Let me attempt a crude summary of Borges’ “Pierre Menard, Author of the Quixote”. The short story purports to be a review of a 20th century author’s rewriting of Cervantes’ Don Quixote. Although the rewriting is word-for-word identical to the original, the reviewer claims that it’s much more relevant, much richer in meaning, than the 1602 version. The words might superficially appear the same, but the audience has changed what the words mean.

Listening to the first track on Find The Lady, “Wild Rover”, I was seized by an impossible contradiction.

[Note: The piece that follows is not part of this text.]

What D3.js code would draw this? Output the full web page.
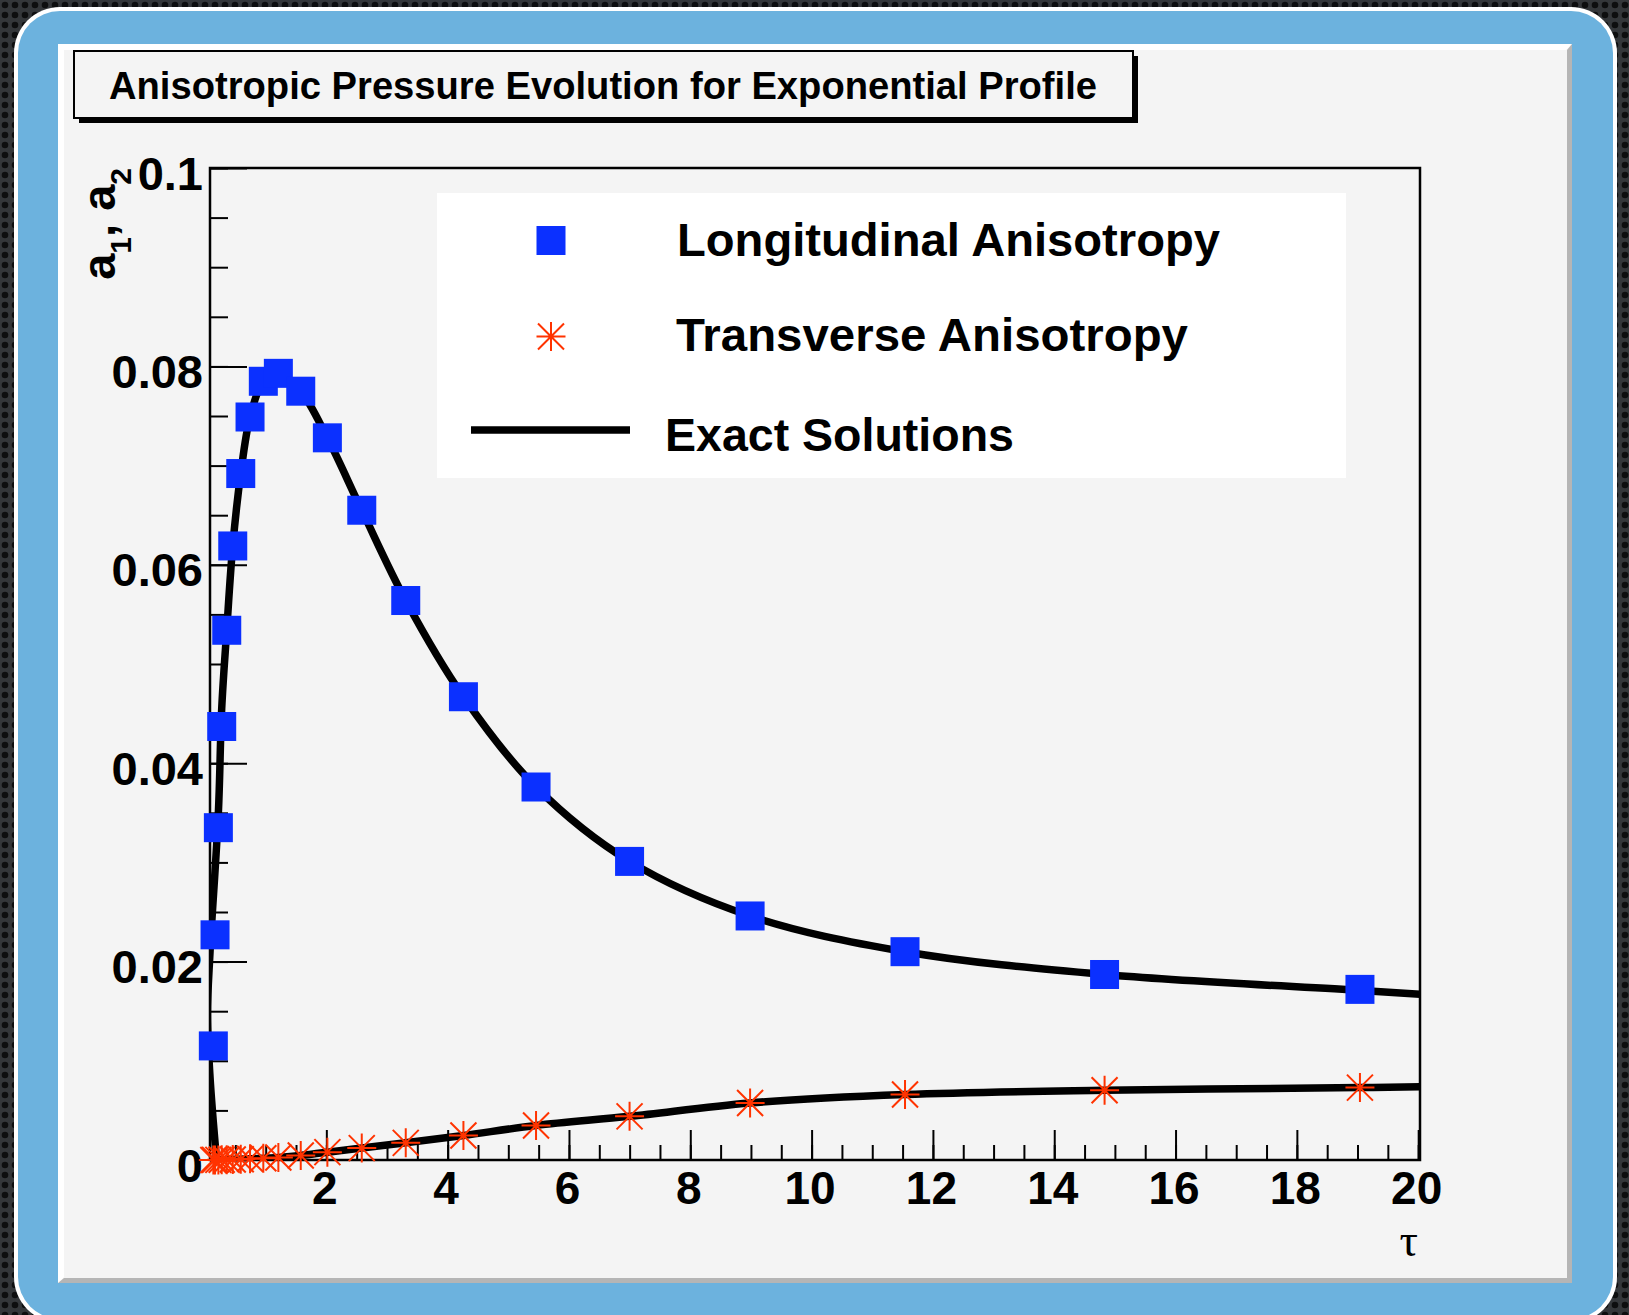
<!DOCTYPE html>
<html>
<head>
<meta charset="utf-8">
<script src="https://cdn.jsdelivr.net/npm/d3@7"></script>
<style>
  body { margin: 0; background: #1d1f21; }
  svg { display: block; }
  text { font-family: "Liberation Sans", Arial, Helvetica, sans-serif; font-weight: bold; }
</style>
</head>
<body>
<svg class="chart" width="1629" height="1315"></svg>
<script>
// simulation points
let tau = [0.137, 0.165, 0.22, 0.275, 0.358, 0.457, 0.589, 0.742, 0.961, 1.209, 1.578,
           2.017, 2.584, 3.309, 4.26, 5.457, 6.999, 8.986, 11.54, 14.83, 19.04];
let longAniso = [0.0115, 0.0227, 0.0335, 0.0437, 0.0534, 0.0619, 0.0692, 0.0749, 0.0785, 0.0793, 0.0775,
                 0.0728, 0.0655, 0.0564, 0.0467, 0.0376, 0.0301, 0.0246, 0.0210, 0.0187, 0.0172];
let transAniso = [0.0, 0.00001, 0.00001, 0.00002, 0.00003, 0.00005, 0.00007, 0.00012, 0.00017, 0.00026, 0.00045,
                  0.00079, 0.0012, 0.00173, 0.00247, 0.00348, 0.0044, 0.00575, 0.0066, 0.00703, 0.0073];

// exact solutions (black lines)
let exactLongTau = [0.19, 0.082, 0.04, 0.082, 0.22, 0.275, 0.358, 0.457, 0.589, 0.742, 0.961, 1.12, 1.209, 1.578,
                    2.017, 2.584, 3.309, 4.26, 5.457, 6.999, 8.986, 11.54, 14.83, 19.04, 20.03];
let exactLong = [0.0, 0.0084, 0.0147, 0.0209, 0.035, 0.0455, 0.0534, 0.0619, 0.0692, 0.0749, 0.0786, 0.0795, 0.0793, 0.0775,
                 0.0728, 0.0655, 0.0564, 0.0467, 0.0376, 0.0301, 0.0246, 0.0210, 0.0187, 0.0171, 0.0167];
let exactTransTau = [0.082, 0.457, 0.742, 1.209, 1.578, 2.017, 2.584, 3.309, 4.26, 5.457, 6.999, 8.986, 11.54, 14.83, 19.04, 20.03];
let exactTrans = [0.0, 0.00004, 0.00012, 0.00026, 0.00045, 0.00079, 0.0012, 0.00173, 0.00247, 0.00348, 0.0044,
                  0.00575, 0.0066, 0.00703, 0.0073, 0.00738];

let xTicks = [2, 4, 6, 8, 10, 12, 14, 16, 18, 20];
let xMinorTicks = d3.range(1, 41).map(i => i * 0.5);
let yTicks = [0, 0.02, 0.04, 0.06, 0.08, 0.1];
let yTickLabels = ['0', '0.02', '0.04', '0.06', '0.08', '0.1'];
let yMinorTicks = d3.range(0, 21).map(i => i * 0.005);

let titleText = 'Anisotropic Pressure Evolution for Exponential Profile';
let legendLabels = ['Longitudinal Anisotropy', 'Transverse Anisotropy', 'Exact Solutions'];

let blue = '#0b30ff';
let red = '#ff3300';

let svg = d3.select('svg.chart');

// dark dotted backdrop
let defs = svg.append('defs');
let pat = defs.append('pattern')
  .attr('id', 'dots')
  .attr('width', 10)
  .attr('height', 10)
  .attr('patternUnits', 'userSpaceOnUse');
pat.append('rect').attr('width', 10).attr('height', 10).attr('fill', '#34373a');
pat.append('circle').attr('cx', 5).attr('cy', 5).attr('r', 3.3).attr('fill', '#0d0e0f');

svg.append('rect')
  .attr('width', 1629)
  .attr('height', 1315)
  .attr('fill', 'url(#dots)');

// white rounded border + blue panel
svg.append('rect')
  .attr('x', 14).attr('y', 7)
  .attr('width', 1603).attr('height', 1316)
  .attr('rx', 46)
  .attr('fill', '#ffffff');

svg.append('rect')
  .attr('x', 18).attr('y', 11)
  .attr('width', 1595).attr('height', 1308)
  .attr('rx', 42)
  .attr('fill', '#6cb2de');

// canvas with bevel
svg.append('rect')
  .attr('x', 58).attr('y', 44)
  .attr('width', 1514).attr('height', 1239)
  .attr('fill', '#f4f4f4');

svg.append('path')
  .attr('d', 'M58,44H1572L1566,50H64V1277L58,1283Z')
  .attr('fill', '#ffffff');

svg.append('path')
  .attr('d', 'M1572,44V1283H58L64,1278H1567V50Z')
  .attr('fill', '#b5b5b5');

// title box
svg.append('rect')
  .attr('x', 79).attr('y', 56)
  .attr('width', 1059).attr('height', 67)
  .attr('fill', '#000');

svg.append('rect')
  .attr('x', 74).attr('y', 51)
  .attr('width', 1059).attr('height', 67)
  .attr('fill', '#f4f4f4')
  .style('stroke', '#000')
  .style('stroke-width', '2px');

svg.append('text')
  .attr('x', 603)
  .attr('y', 99)
  .attr('text-anchor', 'middle')
  .attr('textLength', 988)
  .attr('lengthAdjust', 'spacingAndGlyphs')
  .style('font-size', '38px')
  .text(titleText);

// scales
let x = d3.scaleLinear().domain([0.082, 20.03]).range([210, 1420]);
let y = d3.scaleLinear().domain([0, 0.1]).range([1160, 168]);

let plot = svg.append('g').attr('class', 'plot');

defs.append('clipPath')
  .attr('id', 'frameClip')
  .append('rect')
  .attr('x', 210).attr('y', 168)
  .attr('width', 1210).attr('height', 992);

// minor ticks
plot.append('g')
  .attr('transform', 'translate(0,1160)')
  .call(d3.axisBottom(x).tickValues(xMinorTicks).tickSize(-15).tickFormat(''))
  .call(g => g.select('.domain').remove());

plot.append('g')
  .attr('transform', 'translate(210,0)')
  .call(d3.axisLeft(y).tickValues(yMinorTicks).tickSize(-18).tickFormat(''))
  .call(g => g.select('.domain').remove());

// major ticks + labels
let xAxis = plot.append('g')
  .attr('transform', 'translate(0,1160)')
  .call(d3.axisBottom(x).tickValues(xTicks).tickSize(-30).tickPadding(11).tickFormat(d3.format('d')));
xAxis.select('.domain').remove();
xAxis.selectAll('text')
  .attr('x', -2)
  .style('font-size', '46px')
  .style('fill', '#000');

let yAxis = plot.append('g')
  .attr('transform', 'translate(210,0)')
  .call(d3.axisLeft(y).tickValues(yTicks).tickSize(-37).tickPadding(7)
    .tickFormat((d, i) => yTickLabels[i]));
yAxis.select('.domain').remove();
yAxis.selectAll('text')
  .attr('dy', '0.45em')
  .style('font-size', '47px')
  .style('fill', '#000');

plot.selectAll('.tick line')
  .style('stroke', '#000')
  .style('stroke-width', '2px');

// frame
plot.append('rect')
  .attr('x', 210).attr('y', 168)
  .attr('width', 1210).attr('height', 992)
  .attr('fill', 'none')
  .style('stroke', '#000')
  .style('stroke-width', '2.5px');

// axis titles
let yTitle = svg.append('text')
  .attr('transform', 'translate(115,168) rotate(-90)')
  .attr('text-anchor', 'end')
  .style('font-size', '47px');
yTitle.append('tspan').text('a');
yTitle.append('tspan').attr('dy', 16).style('font-size', '30px').text('1');
yTitle.append('tspan').attr('dy', -16).text(', a');
yTitle.append('tspan').attr('dy', 16).style('font-size', '30px').text('2');

svg.append('text')
  .attr('x', 1418)
  .attr('y', 1256)
  .attr('text-anchor', 'end')
  .style('font-family', '"Liberation Serif", "DejaVu Serif", serif')
  .style('font-weight', 'normal')
  .style('font-size', '46px')
  .text('τ');

// exact solution lines
let line = d3.line()
  .x(d => x(d[0]))
  .y(d => y(d[1]))
  .curve(d3.curveCatmullRom.alpha(0.5));

let curves = [d3.zip(exactLongTau, exactLong), d3.zip(exactTransTau, exactTrans)];

plot.append('g')
  .attr('clip-path', 'url(#frameClip)')
  .selectAll('path.exact')
  .data(curves)
  .enter()
  .append('path')
  .attr('class', 'exact')
  .attr('d', line)
  .style('fill', 'none')
  .style('stroke', '#000')
  .style('stroke-width', '7.5px')
  .style('stroke-linejoin', 'round');

// markers
let asterisk = 'M-14.5,0H14.5M0,-14.5V14.5M-13,-13L13,13M-13,13L13,-13';

plot.selectAll('path.trans')
  .data(d3.zip(tau, transAniso))
  .enter()
  .append('path')
  .attr('class', 'trans')
  .attr('transform', d => `translate(${x(d[0])},${y(d[1])})`)
  .attr('d', asterisk)
  .style('fill', 'none')
  .style('stroke', red)
  .style('stroke-width', '2px');

plot.selectAll('rect.long')
  .data(d3.zip(tau, longAniso))
  .enter()
  .append('rect')
  .attr('class', 'long')
  .attr('x', d => x(d[0]) - 14.5)
  .attr('y', d => y(d[1]) - 14.5)
  .attr('width', 29)
  .attr('height', 29)
  .style('fill', blue);

// legend
let legend = svg.append('g').attr('class', 'legend');

legend.append('rect')
  .attr('x', 437).attr('y', 193)
  .attr('width', 909).attr('height', 285)
  .attr('fill', '#ffffff');

legend.append('rect')
  .attr('x', 536.5).attr('y', 226)
  .attr('width', 29).attr('height', 29)
  .style('fill', blue);

legend.append('path')
  .attr('transform', 'translate(551,336.5)')
  .attr('d', asterisk)
  .style('fill', 'none')
  .style('stroke', red)
  .style('stroke-width', '2px');

legend.append('line')
  .attr('x1', 471).attr('x2', 630)
  .attr('y1', 430).attr('y2', 430)
  .style('stroke', '#000')
  .style('stroke-width', '7.5px');

let legendX = [677, 676, 665];
let legendY = [256, 351, 451];
let legendW = [543, 512, 349];

legend.selectAll('text')
  .data(legendLabels)
  .enter()
  .append('text')
  .attr('x', (d, i) => legendX[i])
  .attr('y', (d, i) => legendY[i])
  .attr('textLength', (d, i) => legendW[i])
  .attr('lengthAdjust', 'spacingAndGlyphs')
  .style('font-size', '46px')
  .text(d => d);
</script>
</body>
</html>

The song sounded exactly like my uneducated ears imagine it to have sounded in the early 1900s, note for note, and yet it sounds impossibly of the year 2010. I wish I could say that all the songs played to the same Borgesian effect, but Belshazzar’s Feast have updated many of the the folk standards on the album by means of humour, jazz, pop and classical elements, and a very British music hall sensibility.

To give you a taste of their attitude, “Lull Me Beyond Thee” is billed as ‘Published in the first edition of The Dancing Master (or Mafter af it waf writ in the 17 Century), which waf firft fold in Faint Paulf Cathedral by John. He.. waf fuppofed to be felling copief of the Big Iffue. Honeft!”

Sophomoric, perhaps, but coupled with some very accomplished musicianship, the album is both musically beautiful and stylistically relevant, as well as being quirky. It’s folk, Jim, but not as we know it. But be warned – it’s still folk.